Here is the first edition copy of "The House at Pooh Corner", published in 1928 by Methuen and A.A. Milne's second (or fourth, depending on one's counting preference) and final book of Winnie the Pooh, the well-loved anthropomorphic teddy bear that him and E.H. Shepard, the illustrator, created.  Written for his son, Christopher Robin Milne, Pooh first appeared as Mr Edward Bear in Milne's 1924 best selling poetry collection, "When We Were Very Young", and finally adopt his current name in the 1926 story collection, "Winnie-the-Pooh". Pooh was the personification of Christopher's teddy bear named Winnie after its namesake - a Canadian black bear also christened Winnie because, apparently, it originated from Winnipeg - who Christopher often visited at the London Zoo. The addition of "Pooh" was attributed to a swan - whose name was, well, Pooh - that the father and son encountered whilst on one holiday, although Milne provided an auditory imagery to justify this inclusion in the book: apparently Pooh's arms were so stiff they cannot reach his nose, and whenever a fly landed on Pooh's nose he had to blow it off, thus "pooh" the sound. Another interesting point is that the name was originally hyphened by Milnes but this was drop by Disney after it acquired the franchise. Also, the small red tee that Pooh now wears was added later.

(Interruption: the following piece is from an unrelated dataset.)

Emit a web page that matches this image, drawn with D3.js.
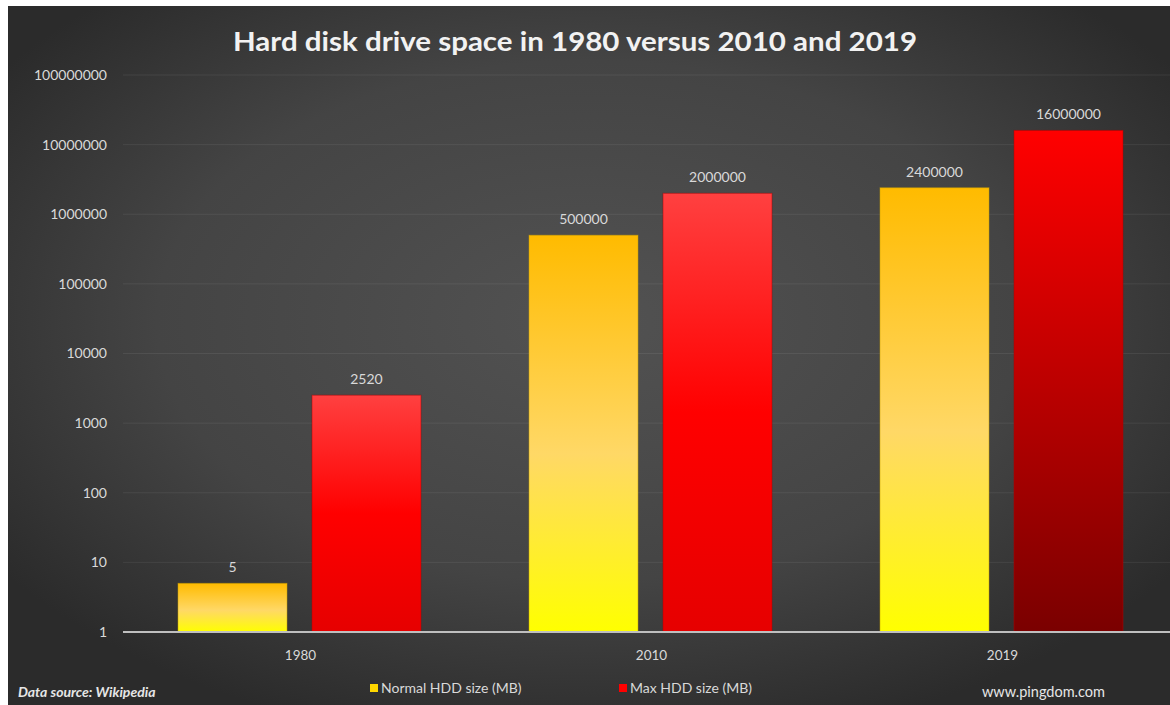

Milne then published another verse collection in 1927, "Now We Are Six", in which Pooh was also featured before ending it all with the final book - this one - "The House at Pooh Corner" published in 1928. All the first editions were published by Methuen in London. This final book introduced Tigger but it is the ending,in its quaint Frostian charm, that is particularly memorable : Christopher was rumoured to be leaving, and Eeyore wrote a poem about it that Pooh took to Christopher. They then had a conversation of what they like doing best. Pooh made two astute and philosophical comments, the first on his love for the hours before the hour, and the second on what it means to be faithful even at the risk of being forgotten. Christopher was clearly coming of age with a boy's will to do "nothing". He was ready to venture into the world unknown, whose vastness he should steal away. He knew he was losing the callow innocence and yet he was reluctant to put Pooh and all his friends at the Hundred Acres Forest behind. As he began the metamorphosis, Christopher wistfully sought assurance of his place in this childhood haven by imploring Pooh to never forget him, even though he wasn't sure if he would ever return again. That's Christopher's lament, and Pooh's as well, but Pooh was probably too simple minded to appreciate that.

It's beautiful, and now I have to hunt down the other three preceding Pooh first editions. Bother!

This is the first edition first printing copy with a first state dust jacket showing the correct price of "7/6 NET" on the spine (I believe it means 7 shillings 6 pence, or 37.5 pence in today's UK currency system. Before 1971, 12 pences made one shilling and 20 shillings made one pound). The  dust jacket constitutes a huge premium and it is important to identify the first state dust jacket. The identification point is on the back flap, where "179th Thousand" should be indicated below "When We Were Very Young". Dust jackets with a number greater than 179 are later states (I've seen 189th's advertised as first state). The book is bound in salmon-pink clothed board with gilt on spin and gilt framed illustration of Christopher, Pooh, and Piglet on the front board, and the top edge is gilt. The copyright page should state "First Published in 1928"  with no additional printings.

This book is somewhat rare and a VG copy with a first state dust jacket can be purchased from eBay or Abebooks at $1,000 and above. A VG first edition copy without dust jacket sells for $350 upwards. Note that some sellers advertise a first edition book and with later state dust jacket and pass it off as first edition. The true first edition should have the first state dust jacket. The 75,000 first printing size refers to the trade edition, likely inclusive of the leather variant as well, and is based on the catalogue information from Sotheby's (see last pic).

This is a VG+ copy with a VG dust jacket that suffers from minor chippings at spine top and crease edges, four closed tears, and very mild sunning on spine. The book is NF with bright gilt on board and top edge, tight in binding, and no internal marking but for a short pencil notation.

There are three other versions of this first edition. Along with this standard trade edition sold at 7/6, there is a deluxe leather version sold at 10/6 that comes in a box and glassine cover but no dust jacket. This now sells for $1,000 to $2,500 depending on condition and whether the original box and glassine are present. Then there are two versions of the signed limited editions. The more common one is a 350-copy version, issued with different dust jacket and binding, that were numbered and signed by both Milne and Shepard. A VG copy without dust jacket sells for $3,500 upwards, and the dust jacket adds premium of $1,000 upwards depending on condition. The less common one is a 20-copy deluxe signed edition on Japanese vellum. This is extremely rare is will likely sell upwards of $10,000.